* _Written exercise_: Quote, with no changes, the lines that run from the top of the material to the line with "const alphaTicks = [0, 0.2, 0.4, 0.6, 0.8, 1];", both included.

═══ Source material ═══

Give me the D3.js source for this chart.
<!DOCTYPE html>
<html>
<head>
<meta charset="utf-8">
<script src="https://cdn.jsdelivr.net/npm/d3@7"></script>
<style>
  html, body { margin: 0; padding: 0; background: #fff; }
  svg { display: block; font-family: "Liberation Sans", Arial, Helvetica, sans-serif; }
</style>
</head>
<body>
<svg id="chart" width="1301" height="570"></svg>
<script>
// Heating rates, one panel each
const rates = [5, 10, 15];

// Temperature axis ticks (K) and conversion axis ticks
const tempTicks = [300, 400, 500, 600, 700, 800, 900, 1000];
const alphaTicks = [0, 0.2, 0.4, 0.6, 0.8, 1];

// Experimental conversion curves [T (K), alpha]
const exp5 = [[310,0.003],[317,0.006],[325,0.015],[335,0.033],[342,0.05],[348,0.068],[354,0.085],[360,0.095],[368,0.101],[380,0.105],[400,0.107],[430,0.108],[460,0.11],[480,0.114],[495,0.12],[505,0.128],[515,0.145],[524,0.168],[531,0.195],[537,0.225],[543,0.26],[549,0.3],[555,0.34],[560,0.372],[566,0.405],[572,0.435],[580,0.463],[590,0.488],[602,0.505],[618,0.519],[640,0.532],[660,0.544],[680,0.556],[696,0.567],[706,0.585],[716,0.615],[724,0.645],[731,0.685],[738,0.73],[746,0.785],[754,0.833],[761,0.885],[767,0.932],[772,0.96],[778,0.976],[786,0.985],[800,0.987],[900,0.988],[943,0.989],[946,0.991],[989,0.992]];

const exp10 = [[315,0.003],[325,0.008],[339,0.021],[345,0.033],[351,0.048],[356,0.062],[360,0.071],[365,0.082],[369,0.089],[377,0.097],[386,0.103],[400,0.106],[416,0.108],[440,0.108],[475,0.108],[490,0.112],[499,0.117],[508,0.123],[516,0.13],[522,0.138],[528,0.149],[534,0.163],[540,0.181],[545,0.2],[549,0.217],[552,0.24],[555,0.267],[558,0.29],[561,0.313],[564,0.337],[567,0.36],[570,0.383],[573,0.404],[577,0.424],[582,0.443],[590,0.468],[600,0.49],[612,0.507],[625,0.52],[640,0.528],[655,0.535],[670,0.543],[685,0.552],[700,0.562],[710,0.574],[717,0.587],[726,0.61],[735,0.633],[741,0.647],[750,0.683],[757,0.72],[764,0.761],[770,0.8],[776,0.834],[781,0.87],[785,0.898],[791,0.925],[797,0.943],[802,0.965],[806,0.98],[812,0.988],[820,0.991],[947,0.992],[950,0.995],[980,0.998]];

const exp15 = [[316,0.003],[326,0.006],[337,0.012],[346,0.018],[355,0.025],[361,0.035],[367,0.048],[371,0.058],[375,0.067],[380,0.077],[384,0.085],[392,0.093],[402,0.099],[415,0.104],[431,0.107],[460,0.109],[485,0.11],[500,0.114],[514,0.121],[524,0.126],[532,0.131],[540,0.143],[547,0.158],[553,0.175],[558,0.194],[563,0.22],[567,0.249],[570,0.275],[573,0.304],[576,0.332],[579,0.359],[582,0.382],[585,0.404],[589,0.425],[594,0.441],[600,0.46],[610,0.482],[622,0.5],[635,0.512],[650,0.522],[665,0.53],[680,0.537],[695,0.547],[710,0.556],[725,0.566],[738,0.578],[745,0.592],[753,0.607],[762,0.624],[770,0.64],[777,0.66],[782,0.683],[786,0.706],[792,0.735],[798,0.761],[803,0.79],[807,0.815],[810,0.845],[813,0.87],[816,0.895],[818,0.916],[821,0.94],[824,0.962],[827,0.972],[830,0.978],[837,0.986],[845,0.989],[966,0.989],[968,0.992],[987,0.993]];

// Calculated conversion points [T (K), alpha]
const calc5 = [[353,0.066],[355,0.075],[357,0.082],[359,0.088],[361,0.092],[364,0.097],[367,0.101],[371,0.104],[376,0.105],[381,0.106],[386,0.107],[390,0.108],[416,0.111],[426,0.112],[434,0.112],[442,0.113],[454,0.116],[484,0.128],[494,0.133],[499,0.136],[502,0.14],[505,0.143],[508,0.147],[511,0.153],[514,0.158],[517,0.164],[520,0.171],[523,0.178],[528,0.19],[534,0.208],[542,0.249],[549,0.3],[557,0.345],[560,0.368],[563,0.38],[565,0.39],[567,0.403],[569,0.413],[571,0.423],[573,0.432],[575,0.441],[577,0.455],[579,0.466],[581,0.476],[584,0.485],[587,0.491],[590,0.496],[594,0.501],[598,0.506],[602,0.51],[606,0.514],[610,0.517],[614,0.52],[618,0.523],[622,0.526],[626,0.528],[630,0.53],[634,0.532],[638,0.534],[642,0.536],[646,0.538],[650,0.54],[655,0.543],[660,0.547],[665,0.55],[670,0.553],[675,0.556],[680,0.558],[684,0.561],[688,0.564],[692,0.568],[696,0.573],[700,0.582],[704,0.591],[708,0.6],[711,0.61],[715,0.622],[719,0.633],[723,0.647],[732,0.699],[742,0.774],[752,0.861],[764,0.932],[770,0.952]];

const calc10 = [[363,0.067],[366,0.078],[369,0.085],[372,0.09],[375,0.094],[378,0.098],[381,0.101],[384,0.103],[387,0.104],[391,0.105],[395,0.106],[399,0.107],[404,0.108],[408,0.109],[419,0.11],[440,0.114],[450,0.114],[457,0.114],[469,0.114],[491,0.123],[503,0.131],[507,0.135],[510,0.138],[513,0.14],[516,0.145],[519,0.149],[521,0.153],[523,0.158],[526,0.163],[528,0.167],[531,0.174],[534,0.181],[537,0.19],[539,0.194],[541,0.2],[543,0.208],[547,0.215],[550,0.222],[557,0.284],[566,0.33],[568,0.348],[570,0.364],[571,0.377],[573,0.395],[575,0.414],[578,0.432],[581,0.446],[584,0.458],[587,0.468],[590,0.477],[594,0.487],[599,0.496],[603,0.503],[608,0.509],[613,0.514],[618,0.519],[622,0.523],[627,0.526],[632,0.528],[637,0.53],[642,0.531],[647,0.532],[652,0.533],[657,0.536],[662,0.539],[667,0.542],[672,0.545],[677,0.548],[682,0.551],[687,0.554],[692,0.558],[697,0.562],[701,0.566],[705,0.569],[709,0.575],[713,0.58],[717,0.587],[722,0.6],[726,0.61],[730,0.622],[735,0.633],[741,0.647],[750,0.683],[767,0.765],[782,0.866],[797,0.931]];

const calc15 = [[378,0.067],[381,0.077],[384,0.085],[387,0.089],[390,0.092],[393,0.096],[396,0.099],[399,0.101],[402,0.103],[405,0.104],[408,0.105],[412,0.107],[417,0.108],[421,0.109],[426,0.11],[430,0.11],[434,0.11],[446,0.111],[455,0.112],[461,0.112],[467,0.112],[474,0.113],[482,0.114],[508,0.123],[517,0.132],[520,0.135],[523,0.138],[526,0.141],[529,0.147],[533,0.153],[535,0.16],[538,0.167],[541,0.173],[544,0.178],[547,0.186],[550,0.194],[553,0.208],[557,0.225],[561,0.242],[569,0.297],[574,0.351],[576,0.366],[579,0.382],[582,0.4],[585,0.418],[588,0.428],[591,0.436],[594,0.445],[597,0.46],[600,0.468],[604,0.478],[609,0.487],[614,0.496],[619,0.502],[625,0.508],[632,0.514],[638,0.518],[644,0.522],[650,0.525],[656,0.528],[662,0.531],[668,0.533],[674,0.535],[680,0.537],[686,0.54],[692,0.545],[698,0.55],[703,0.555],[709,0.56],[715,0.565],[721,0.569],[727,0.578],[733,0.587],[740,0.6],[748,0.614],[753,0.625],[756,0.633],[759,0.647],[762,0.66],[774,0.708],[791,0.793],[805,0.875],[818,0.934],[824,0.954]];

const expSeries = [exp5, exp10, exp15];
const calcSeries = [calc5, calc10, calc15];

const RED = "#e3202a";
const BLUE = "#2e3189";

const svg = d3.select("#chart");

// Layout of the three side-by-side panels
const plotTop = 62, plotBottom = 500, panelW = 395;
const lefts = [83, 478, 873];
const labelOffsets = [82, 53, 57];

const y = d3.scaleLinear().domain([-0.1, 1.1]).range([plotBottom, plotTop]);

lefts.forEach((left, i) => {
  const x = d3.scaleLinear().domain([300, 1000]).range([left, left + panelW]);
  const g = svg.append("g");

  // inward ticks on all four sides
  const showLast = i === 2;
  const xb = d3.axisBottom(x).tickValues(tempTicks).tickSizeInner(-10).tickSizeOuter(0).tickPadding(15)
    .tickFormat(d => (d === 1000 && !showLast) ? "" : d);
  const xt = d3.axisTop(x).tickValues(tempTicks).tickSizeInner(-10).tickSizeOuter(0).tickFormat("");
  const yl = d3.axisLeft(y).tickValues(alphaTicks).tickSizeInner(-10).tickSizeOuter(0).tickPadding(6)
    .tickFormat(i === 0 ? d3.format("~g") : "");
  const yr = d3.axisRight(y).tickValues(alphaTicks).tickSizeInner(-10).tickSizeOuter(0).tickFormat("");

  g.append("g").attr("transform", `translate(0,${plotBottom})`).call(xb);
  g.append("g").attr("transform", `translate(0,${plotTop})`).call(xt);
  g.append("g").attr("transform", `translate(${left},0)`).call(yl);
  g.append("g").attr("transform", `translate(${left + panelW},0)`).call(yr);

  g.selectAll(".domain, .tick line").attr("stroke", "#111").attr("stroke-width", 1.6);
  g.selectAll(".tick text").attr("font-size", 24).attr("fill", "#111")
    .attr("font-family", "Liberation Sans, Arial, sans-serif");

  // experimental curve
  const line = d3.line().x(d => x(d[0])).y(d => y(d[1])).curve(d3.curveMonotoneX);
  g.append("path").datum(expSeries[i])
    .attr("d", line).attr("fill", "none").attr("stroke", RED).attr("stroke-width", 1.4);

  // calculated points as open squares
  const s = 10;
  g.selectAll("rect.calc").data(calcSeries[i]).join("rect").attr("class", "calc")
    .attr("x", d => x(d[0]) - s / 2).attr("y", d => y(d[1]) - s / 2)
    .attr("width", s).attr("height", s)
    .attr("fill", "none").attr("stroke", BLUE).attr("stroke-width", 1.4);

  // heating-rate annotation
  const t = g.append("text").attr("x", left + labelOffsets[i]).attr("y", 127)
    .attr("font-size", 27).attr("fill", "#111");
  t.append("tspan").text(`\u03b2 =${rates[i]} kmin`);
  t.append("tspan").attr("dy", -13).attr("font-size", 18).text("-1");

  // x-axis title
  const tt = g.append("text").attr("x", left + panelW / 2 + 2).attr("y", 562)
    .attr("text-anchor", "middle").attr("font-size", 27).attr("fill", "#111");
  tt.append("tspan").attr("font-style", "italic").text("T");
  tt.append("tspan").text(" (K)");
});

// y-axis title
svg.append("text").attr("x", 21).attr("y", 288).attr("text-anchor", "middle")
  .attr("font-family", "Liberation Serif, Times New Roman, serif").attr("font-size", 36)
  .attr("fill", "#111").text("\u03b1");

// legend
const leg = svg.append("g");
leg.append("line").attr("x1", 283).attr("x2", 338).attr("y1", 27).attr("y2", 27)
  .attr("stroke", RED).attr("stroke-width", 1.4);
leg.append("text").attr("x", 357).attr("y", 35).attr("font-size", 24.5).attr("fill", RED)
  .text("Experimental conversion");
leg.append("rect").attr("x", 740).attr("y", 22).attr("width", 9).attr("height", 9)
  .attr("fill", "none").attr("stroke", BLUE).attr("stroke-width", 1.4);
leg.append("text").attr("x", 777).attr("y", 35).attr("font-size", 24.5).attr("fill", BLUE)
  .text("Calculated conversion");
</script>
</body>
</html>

═══

* _Solution to the exercise_:
Give me the D3.js source for this chart.
<!DOCTYPE html>
<html>
<head>
<meta charset="utf-8">
<script src="https://cdn.jsdelivr.net/npm/d3@7"></script>
<style>
  html, body { margin: 0; padding: 0; background: #fff; }
  svg { display: block; font-family: "Liberation Sans", Arial, Helvetica, sans-serif; }
</style>
</head>
<body>
<svg id="chart" width="1301" height="570"></svg>
<script>
// Heating rates, one panel each
const rates = [5, 10, 15];

// Temperature axis ticks (K) and conversion axis ticks
const tempTicks = [300, 400, 500, 600, 700, 800, 900, 1000];
const alphaTicks = [0, 0.2, 0.4, 0.6, 0.8, 1];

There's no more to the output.